====== PROVIDED RECORDS
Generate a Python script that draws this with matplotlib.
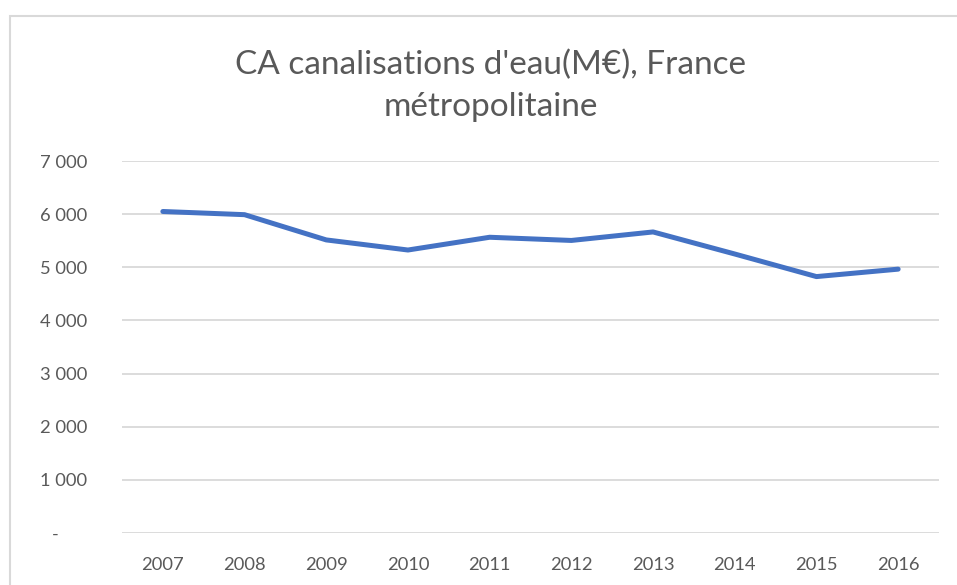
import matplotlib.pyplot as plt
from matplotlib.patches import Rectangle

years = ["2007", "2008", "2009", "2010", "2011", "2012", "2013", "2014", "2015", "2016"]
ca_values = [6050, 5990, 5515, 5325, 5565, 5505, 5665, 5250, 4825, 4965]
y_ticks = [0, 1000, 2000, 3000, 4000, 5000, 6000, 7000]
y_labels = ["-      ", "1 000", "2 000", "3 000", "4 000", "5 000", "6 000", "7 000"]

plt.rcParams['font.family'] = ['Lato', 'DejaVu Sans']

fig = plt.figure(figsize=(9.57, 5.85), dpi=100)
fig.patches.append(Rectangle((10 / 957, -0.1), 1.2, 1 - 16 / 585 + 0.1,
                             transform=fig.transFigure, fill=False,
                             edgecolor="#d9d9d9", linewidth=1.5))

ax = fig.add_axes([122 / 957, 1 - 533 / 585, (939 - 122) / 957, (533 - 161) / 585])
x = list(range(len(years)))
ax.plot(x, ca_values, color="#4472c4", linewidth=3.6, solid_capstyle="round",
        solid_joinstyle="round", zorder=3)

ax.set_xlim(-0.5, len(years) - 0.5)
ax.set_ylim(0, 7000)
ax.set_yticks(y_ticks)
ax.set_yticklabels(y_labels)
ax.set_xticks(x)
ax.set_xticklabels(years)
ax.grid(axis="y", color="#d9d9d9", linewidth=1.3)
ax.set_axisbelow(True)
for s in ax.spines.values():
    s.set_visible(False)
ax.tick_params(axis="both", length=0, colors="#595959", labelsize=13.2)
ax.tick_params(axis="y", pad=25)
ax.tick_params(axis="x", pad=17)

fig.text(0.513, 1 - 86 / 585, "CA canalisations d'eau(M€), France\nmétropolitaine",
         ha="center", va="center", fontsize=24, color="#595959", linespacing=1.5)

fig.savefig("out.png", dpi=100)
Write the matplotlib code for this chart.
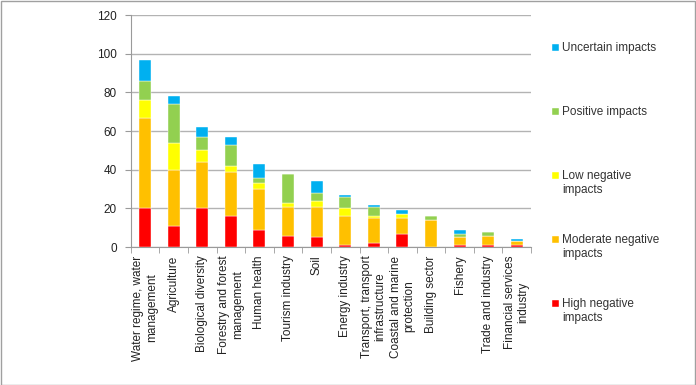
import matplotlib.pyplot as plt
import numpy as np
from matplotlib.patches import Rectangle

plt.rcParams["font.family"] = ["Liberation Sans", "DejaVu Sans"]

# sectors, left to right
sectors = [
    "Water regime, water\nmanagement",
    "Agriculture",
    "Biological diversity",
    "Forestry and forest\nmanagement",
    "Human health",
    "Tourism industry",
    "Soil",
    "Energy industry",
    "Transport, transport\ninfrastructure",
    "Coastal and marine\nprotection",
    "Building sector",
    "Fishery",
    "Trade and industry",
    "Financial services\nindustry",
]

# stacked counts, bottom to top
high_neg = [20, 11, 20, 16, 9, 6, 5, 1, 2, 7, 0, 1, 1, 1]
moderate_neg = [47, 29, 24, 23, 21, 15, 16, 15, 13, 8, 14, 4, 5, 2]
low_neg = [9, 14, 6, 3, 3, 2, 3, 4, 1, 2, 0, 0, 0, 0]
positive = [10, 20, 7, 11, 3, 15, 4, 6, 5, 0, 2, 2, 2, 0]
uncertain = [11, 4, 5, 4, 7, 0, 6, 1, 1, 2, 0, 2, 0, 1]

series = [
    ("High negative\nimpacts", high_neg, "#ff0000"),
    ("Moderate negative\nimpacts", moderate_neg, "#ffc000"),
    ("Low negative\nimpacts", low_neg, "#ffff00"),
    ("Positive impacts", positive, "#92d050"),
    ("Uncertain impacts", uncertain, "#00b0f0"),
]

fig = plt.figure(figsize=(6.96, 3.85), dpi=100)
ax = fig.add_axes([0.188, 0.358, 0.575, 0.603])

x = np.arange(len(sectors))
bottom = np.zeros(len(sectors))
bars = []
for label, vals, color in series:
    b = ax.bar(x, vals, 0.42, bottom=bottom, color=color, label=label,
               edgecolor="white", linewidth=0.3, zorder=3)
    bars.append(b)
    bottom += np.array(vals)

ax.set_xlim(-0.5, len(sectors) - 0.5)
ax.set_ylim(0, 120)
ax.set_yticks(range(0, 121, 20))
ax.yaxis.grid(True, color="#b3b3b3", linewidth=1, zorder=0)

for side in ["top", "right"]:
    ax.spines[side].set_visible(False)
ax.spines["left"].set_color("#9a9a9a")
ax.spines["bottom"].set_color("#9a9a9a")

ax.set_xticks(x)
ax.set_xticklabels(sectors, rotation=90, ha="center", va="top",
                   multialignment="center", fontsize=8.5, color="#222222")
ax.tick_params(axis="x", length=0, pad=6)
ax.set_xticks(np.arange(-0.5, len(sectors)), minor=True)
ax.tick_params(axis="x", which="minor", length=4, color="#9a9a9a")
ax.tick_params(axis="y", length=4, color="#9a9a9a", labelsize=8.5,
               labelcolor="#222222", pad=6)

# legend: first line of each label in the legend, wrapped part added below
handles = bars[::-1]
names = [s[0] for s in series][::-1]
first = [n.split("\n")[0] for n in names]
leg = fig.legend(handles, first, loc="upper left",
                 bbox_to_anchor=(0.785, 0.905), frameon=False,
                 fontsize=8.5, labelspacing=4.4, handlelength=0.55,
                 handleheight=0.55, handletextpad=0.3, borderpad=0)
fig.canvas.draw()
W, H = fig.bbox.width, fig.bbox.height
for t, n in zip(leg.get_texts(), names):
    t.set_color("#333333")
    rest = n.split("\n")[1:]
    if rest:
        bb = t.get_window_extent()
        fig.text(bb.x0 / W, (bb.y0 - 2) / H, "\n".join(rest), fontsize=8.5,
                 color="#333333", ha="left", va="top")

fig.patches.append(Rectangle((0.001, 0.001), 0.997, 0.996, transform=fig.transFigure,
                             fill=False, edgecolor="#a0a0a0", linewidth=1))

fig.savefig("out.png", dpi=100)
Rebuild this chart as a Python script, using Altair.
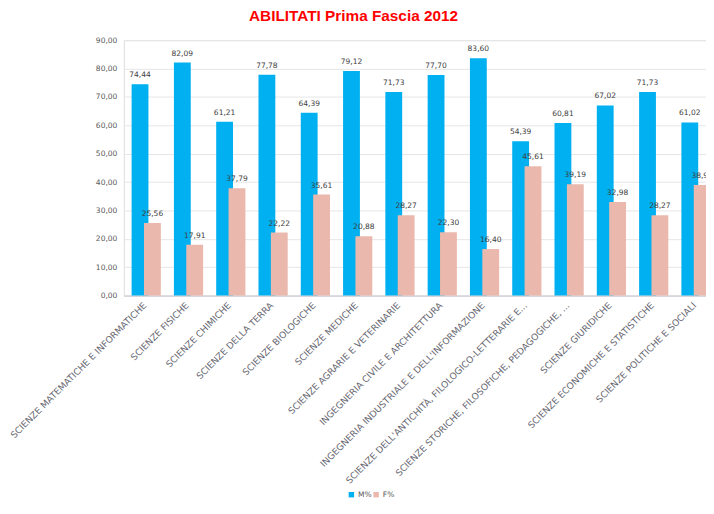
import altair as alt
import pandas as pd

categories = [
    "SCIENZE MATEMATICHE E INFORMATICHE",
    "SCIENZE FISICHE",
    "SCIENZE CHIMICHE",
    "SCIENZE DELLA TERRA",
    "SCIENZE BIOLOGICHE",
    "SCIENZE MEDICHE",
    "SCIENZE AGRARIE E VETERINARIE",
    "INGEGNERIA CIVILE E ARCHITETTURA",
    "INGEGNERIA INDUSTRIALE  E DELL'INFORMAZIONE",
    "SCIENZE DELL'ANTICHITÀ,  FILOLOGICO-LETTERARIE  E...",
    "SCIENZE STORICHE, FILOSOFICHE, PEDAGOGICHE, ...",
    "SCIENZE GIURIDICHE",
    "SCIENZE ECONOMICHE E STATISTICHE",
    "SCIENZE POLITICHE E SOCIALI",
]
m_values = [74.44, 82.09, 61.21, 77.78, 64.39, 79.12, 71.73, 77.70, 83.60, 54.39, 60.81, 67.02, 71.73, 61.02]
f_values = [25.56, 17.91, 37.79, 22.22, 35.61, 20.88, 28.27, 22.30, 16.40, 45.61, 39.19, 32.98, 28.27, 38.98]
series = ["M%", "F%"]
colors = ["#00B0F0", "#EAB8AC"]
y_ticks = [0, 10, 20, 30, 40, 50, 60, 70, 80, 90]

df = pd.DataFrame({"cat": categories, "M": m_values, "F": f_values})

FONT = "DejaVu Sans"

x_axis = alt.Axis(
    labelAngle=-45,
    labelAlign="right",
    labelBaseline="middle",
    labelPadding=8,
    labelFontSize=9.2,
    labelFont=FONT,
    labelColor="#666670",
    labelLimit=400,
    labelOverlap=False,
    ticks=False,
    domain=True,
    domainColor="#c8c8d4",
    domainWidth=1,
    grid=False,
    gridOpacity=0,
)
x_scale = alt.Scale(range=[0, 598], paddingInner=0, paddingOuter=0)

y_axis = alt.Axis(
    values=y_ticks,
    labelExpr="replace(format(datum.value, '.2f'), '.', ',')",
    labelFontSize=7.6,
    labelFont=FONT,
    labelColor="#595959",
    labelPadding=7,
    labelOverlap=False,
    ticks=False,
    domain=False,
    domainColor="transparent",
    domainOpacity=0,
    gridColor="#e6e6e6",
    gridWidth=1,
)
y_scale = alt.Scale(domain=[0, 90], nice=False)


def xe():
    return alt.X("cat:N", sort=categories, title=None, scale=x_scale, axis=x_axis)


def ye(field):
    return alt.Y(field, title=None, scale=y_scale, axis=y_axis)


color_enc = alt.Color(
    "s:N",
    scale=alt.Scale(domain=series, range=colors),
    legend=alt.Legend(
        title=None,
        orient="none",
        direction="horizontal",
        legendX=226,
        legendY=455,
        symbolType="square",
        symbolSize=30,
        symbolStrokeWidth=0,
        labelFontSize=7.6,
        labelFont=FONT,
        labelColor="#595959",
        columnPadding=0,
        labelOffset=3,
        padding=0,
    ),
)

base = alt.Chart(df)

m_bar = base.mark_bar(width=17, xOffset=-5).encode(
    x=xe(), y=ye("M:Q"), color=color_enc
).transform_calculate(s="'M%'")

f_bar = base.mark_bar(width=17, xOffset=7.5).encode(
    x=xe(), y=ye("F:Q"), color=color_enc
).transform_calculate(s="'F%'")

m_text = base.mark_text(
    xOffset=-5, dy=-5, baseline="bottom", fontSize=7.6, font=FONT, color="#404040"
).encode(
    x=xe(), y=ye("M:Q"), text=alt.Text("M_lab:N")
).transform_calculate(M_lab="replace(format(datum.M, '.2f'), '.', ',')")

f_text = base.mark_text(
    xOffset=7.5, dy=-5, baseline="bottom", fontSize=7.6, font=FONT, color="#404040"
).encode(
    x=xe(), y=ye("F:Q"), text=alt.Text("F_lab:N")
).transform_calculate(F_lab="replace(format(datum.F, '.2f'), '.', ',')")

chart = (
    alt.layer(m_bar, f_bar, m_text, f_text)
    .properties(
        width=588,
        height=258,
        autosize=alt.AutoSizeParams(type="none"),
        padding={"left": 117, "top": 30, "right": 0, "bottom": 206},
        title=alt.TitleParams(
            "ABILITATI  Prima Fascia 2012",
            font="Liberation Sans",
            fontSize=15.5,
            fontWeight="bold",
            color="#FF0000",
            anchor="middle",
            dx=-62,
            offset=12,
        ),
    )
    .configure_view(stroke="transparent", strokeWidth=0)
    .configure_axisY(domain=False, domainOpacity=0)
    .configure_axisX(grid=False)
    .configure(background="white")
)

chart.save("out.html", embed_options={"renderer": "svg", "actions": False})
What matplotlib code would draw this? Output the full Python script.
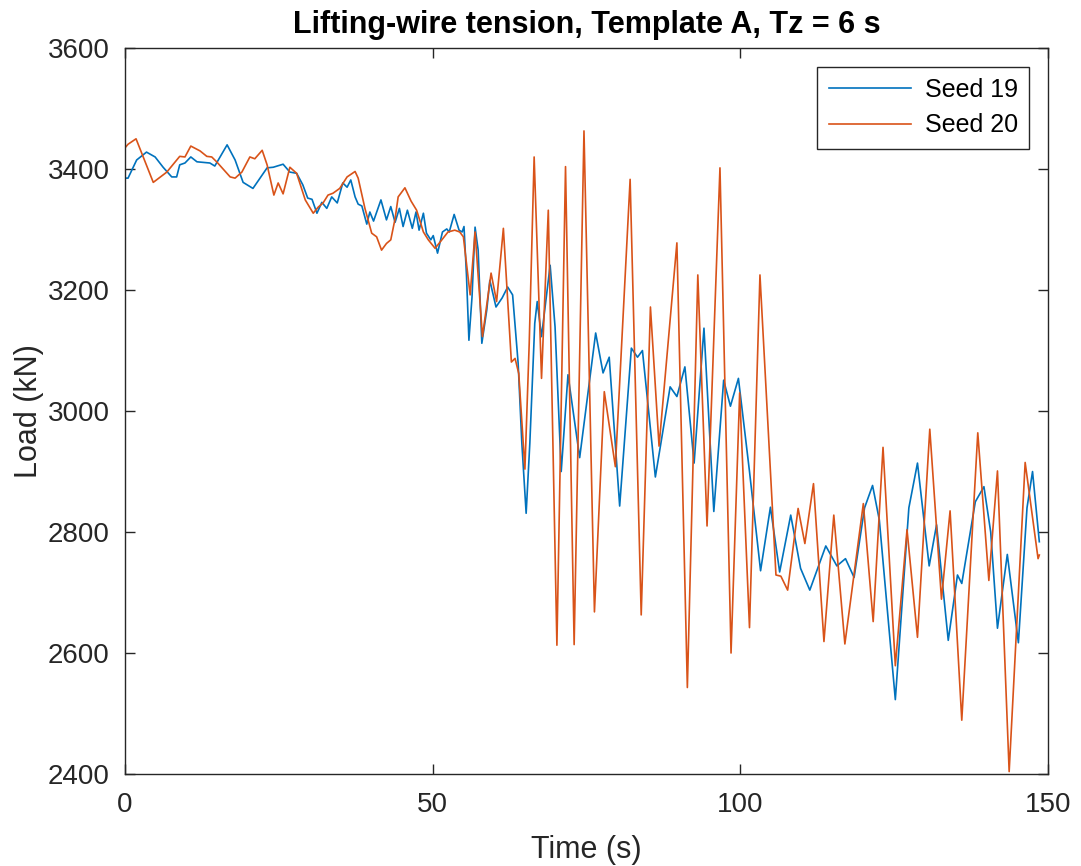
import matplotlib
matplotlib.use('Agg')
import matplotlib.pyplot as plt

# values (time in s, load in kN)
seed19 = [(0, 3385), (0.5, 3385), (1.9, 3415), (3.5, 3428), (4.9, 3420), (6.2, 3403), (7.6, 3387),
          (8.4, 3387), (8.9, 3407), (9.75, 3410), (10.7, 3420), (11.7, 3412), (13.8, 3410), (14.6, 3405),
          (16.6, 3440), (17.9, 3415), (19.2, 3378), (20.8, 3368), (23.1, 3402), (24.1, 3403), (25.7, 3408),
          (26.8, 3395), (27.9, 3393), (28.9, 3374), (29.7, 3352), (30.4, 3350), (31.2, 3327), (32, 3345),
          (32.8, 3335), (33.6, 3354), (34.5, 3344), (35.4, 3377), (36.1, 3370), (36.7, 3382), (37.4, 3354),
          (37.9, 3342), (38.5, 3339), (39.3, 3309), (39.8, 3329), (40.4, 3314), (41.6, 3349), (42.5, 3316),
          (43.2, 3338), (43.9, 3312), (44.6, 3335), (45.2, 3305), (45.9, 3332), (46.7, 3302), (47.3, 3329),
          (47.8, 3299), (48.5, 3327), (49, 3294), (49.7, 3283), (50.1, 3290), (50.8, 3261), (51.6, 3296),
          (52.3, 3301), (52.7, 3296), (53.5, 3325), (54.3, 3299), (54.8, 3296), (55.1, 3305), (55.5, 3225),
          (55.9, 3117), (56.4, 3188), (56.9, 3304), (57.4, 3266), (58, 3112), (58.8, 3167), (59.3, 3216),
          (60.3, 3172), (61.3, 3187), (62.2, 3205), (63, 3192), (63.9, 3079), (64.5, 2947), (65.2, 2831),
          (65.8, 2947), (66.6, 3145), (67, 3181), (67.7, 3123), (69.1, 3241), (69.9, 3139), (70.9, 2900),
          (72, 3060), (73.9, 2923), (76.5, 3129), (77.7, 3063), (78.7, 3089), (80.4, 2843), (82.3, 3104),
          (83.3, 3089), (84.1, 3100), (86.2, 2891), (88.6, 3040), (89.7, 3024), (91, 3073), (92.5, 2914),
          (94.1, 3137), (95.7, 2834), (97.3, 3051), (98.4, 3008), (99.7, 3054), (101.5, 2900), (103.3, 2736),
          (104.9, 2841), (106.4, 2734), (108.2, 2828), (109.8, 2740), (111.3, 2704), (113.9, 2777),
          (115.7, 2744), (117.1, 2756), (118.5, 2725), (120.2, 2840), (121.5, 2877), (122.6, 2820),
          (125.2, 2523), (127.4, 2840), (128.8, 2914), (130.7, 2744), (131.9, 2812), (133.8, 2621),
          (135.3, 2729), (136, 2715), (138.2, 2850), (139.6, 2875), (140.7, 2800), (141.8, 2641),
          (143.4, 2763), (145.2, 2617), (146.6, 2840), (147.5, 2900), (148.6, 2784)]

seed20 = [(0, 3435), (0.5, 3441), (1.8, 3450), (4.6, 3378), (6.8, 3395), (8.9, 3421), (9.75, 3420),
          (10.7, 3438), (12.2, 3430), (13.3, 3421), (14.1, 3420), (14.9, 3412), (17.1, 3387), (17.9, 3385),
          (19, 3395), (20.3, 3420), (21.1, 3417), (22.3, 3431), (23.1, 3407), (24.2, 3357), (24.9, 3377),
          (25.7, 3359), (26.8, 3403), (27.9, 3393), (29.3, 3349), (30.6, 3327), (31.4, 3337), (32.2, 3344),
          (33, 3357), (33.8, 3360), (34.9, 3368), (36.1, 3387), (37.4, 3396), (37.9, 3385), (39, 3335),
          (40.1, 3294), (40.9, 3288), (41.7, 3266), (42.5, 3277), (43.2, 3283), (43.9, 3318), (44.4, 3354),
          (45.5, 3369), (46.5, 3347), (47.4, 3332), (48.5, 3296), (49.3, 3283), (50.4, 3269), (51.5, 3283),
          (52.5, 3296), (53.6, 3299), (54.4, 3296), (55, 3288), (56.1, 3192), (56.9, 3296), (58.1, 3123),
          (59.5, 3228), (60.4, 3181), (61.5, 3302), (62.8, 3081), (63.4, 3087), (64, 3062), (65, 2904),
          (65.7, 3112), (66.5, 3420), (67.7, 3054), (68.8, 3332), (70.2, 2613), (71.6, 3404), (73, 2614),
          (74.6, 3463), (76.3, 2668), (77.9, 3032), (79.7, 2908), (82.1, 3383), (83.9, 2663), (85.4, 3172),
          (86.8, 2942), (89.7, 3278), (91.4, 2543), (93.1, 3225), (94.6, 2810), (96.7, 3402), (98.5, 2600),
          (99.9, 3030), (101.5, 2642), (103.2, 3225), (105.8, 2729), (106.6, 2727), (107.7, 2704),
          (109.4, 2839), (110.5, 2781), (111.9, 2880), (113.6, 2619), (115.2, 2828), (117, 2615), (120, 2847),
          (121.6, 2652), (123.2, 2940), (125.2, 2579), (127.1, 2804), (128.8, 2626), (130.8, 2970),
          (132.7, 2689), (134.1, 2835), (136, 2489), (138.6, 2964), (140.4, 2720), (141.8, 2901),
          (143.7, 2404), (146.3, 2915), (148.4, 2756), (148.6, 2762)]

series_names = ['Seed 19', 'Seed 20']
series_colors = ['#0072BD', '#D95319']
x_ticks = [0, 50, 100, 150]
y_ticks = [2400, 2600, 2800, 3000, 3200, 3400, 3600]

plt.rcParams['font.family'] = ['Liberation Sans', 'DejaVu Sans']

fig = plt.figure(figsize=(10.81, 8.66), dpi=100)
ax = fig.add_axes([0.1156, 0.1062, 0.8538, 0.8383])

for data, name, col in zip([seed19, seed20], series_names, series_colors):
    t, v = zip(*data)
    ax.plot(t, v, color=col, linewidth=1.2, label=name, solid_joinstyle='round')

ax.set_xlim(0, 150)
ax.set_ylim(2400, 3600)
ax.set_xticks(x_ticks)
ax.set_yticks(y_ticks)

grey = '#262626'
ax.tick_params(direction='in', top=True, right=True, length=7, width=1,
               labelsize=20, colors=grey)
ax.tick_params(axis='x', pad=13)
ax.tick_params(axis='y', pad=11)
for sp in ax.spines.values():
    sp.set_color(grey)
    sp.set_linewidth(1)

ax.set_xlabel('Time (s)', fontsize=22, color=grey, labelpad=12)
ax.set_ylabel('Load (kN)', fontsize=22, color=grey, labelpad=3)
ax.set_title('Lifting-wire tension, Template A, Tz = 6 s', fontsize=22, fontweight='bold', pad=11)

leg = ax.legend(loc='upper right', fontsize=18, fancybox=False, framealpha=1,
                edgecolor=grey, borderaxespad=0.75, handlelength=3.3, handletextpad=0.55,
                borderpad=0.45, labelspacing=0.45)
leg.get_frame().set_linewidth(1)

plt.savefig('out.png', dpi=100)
============
Leave out the pictures, then repeat the listing above exactly from its first line to the line with "plt.rcParams['font.family'] = ['Lato', 'DejaVu", inclusive.

» EXERCISE SOLUTION
Generate a Python script that draws this with matplotlib.
import matplotlib.pyplot as plt
from matplotlib.patches import Rectangle

years = ["2007", "2008", "2009", "2010", "2011", "2012", "2013", "2014", "2015", "2016"]
ca_values = [6050, 5990, 5515, 5325, 5565, 5505, 5665, 5250, 4825, 4965]
y_ticks = [0, 1000, 2000, 3000, 4000, 5000, 6000, 7000]
y_labels = ["-      ", "1 000", "2 000", "3 000", "4 000", "5 000", "6 000", "7 000"]

plt.rcParams['font.family'] = ['Lato', 'DejaVu Sans']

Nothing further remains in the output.